On hospitality and tourism sector, there are 17 hotels registered in the regency as of 2020. According to the regency government, there are 24 tourist spots identified in the regency. In 2020, the regency was visited by 19,539 visitors from which 9,262 are visiting the tourist spots. There are also 41 registered restaurants in the regency as of 2020.

There are total 257 registered cooperatives in the regency, most of which are located in Penajam.

== Infrastructure ==

=== Education ===
As of 2021, the regency has 79 kindergartens, 109 elementary schools, 42 junior highschools, and 13 senior highschools. In addition, there are 10 vocational highschools in the regency as of 2021. The regency does not have a higher education institutions as of 2021, but there are plans to construct a university in town of Penajam.

=== Health ===
The regency has one hospital, 10 polyclinics, 54 puskesmas, 41 pharmacies, in addition to 10 medical clinics and 273 healthcare posts. The main and only hospital in the regency is Ratu Aji Putri Botung Regional Hospital, located in town of Penajam. The hospital is public and operated by the regency government. It was classified as C-class by Ministry of Health.

=== Transportation ===
The regency has total road length of 1,371 kilometers as of 2021, most of which are maintained by regency government. Around 347 kilometers are paved with asphalt, 566 kilometers have gravel surface, while the rest are other surfaces such as soil. More than half of the road were considered in good condition as of 2021 by Ministry of Public Works and Housing. The town of Penajam in the regency has several ports such as Buluminung Port which supports transportation to Buluminung Industrial Zone. There are smaller ports around the regency which support speed boats and ferries mostly from Balikpapan.

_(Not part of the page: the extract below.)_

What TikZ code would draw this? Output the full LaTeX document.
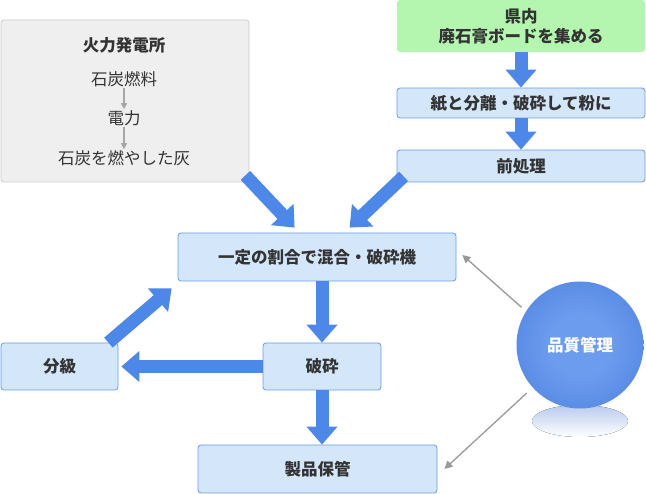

The regency itself has no airport. The closest airports however are Sultan Aji Muhammad Sulaiman Sepinggan International Airport in Balikpapan and Aji Pangeran Tumenggung Pranoto International Airport in Samarinda, both are international airports. There are bus routes served by Perum DAMRI to Balikpapan, Samarinda, and town of Tanah Grogot. The regency's main bus terminal located on town of Penajam.

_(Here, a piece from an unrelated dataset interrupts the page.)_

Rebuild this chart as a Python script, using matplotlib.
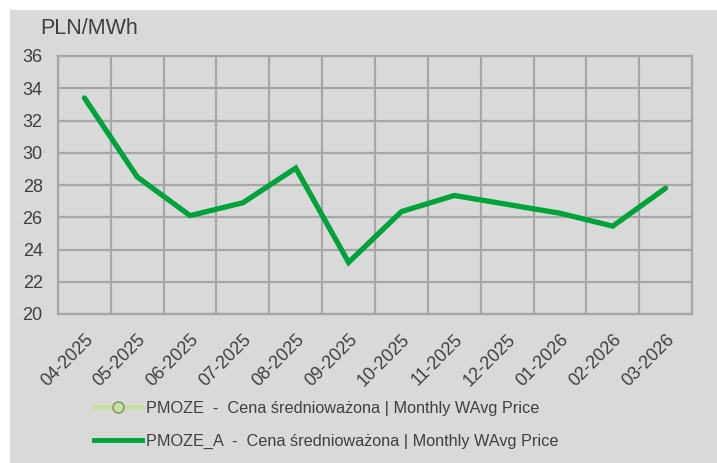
import matplotlib
matplotlib.use("Agg")
import matplotlib.pyplot as plt
from matplotlib.lines import Line2D
from matplotlib.patches import Rectangle

months = ["04-2025", "05-2025", "06-2025", "07-2025", "08-2025", "09-2025",
          "10-2025", "11-2025", "12-2025", "01-2026", "02-2026", "03-2026"]
pmoze_a = [33.4, 28.5, 26.1, 26.9, 29.05, 23.2, 26.35, 27.35, 26.8, 26.25, 25.45, 27.8]
y_ticks = [20, 22, 24, 26, 28, 30, 32, 34, 36]

BG = "#d9d9d9"
GRID = "#a6a6a6"
TEXT = "#404040"
GREEN = "#00a33a"
LIGHT = "#c5e0a0"

plt.rcParams["font.family"] = ["Liberation Sans", "DejaVu Sans"]

fig = plt.figure(figsize=(7.17, 4.63), dpi=100)
fig.patch.set_facecolor("white")
fig.patches.append(Rectangle((10 / 717, 0), 1, 1 - 10 / 463,
                             transform=fig.transFigure, facecolor=BG,
                             edgecolor="none", zorder=-10))

ax = fig.add_axes([58 / 717, 1 - 314 / 463, 634 / 717, 258 / 463])
ax.set_facecolor(BG)
x = list(range(len(months)))
ax.plot(x, pmoze_a, color=GREEN, lw=3.8, solid_capstyle="round",
        solid_joinstyle="miter", zorder=3)

ax.set_xlim(-0.5, len(months) - 0.5)
ax.set_ylim(20, 36)
ax.set_yticks(y_ticks)
ax.set_xticks([i - 0.5 for i in range(len(months) + 1)], minor=False)
ax.set_xticklabels([])
ax.set_xticks(x, minor=True)
ax.set_xticklabels(months, minor=True, rotation=45, ha="right",
                   rotation_mode="anchor", fontsize=13, color=TEXT)
ax.tick_params(axis="x", which="both", length=0)
ax.tick_params(axis="x", which="minor", pad=12)
ax.tick_params(axis="y", length=0, labelsize=13, labelcolor=TEXT, pad=11)
ax.grid(True, which="major", color=GRID, lw=1.6)
ax.set_axisbelow(True)
for s in ax.spines.values():
    s.set_color(GRID)
    s.set_linewidth(1.6)

fig.text(40 / 717, 1 - 28 / 463, "PLN/MWh", fontsize=15.5, color=TEXT,
         va="center", ha="left")

handles = [
    Line2D([], [], color=LIGHT, lw=3.5, marker="o", markersize=8,
           markerfacecolor=LIGHT, markeredgecolor="#7f8f5f"),
    Line2D([], [], color=GREEN, lw=3.5),
]
labels = ["PMOZE  -  Cena średnioważona | Monthly WAvg Price",
          "PMOZE_A  -  Cena średnioważona | Monthly WAvg Price"]
fig.legend(handles, labels, loc="center left",
           bbox_to_anchor=(94 / 717, 1 - 425 / 463), frameon=False,
           fontsize=11.7, labelcolor=TEXT, handlelength=2.95,
           handletextpad=0.25, labelspacing=1.1, borderpad=0,
           borderaxespad=0)

fig.savefig("out.png", dpi=100, facecolor=fig.get_facecolor())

As with other places in Indonesia, there are angkot around the regency especially in the town of Penajam. Other than that, the regency also has presence of online ride-hailing services. The online ride-hailing services are available in Penajam, Waru, and Babulu districts.

=== Others ===
The regency has total 523 mosques, 48 Protestant churches, and 9 Catholic churches. The regency has regional library operated by regency government, located in town of Penajam. It is a relatively new library, built on late 2021. There are total 132 base transceiver station in the regency as of 2021 to support communication in the region, most of which are operated by private companies.

There's one sport stadium located in town of Penajam, named Benuo Taka Stadium.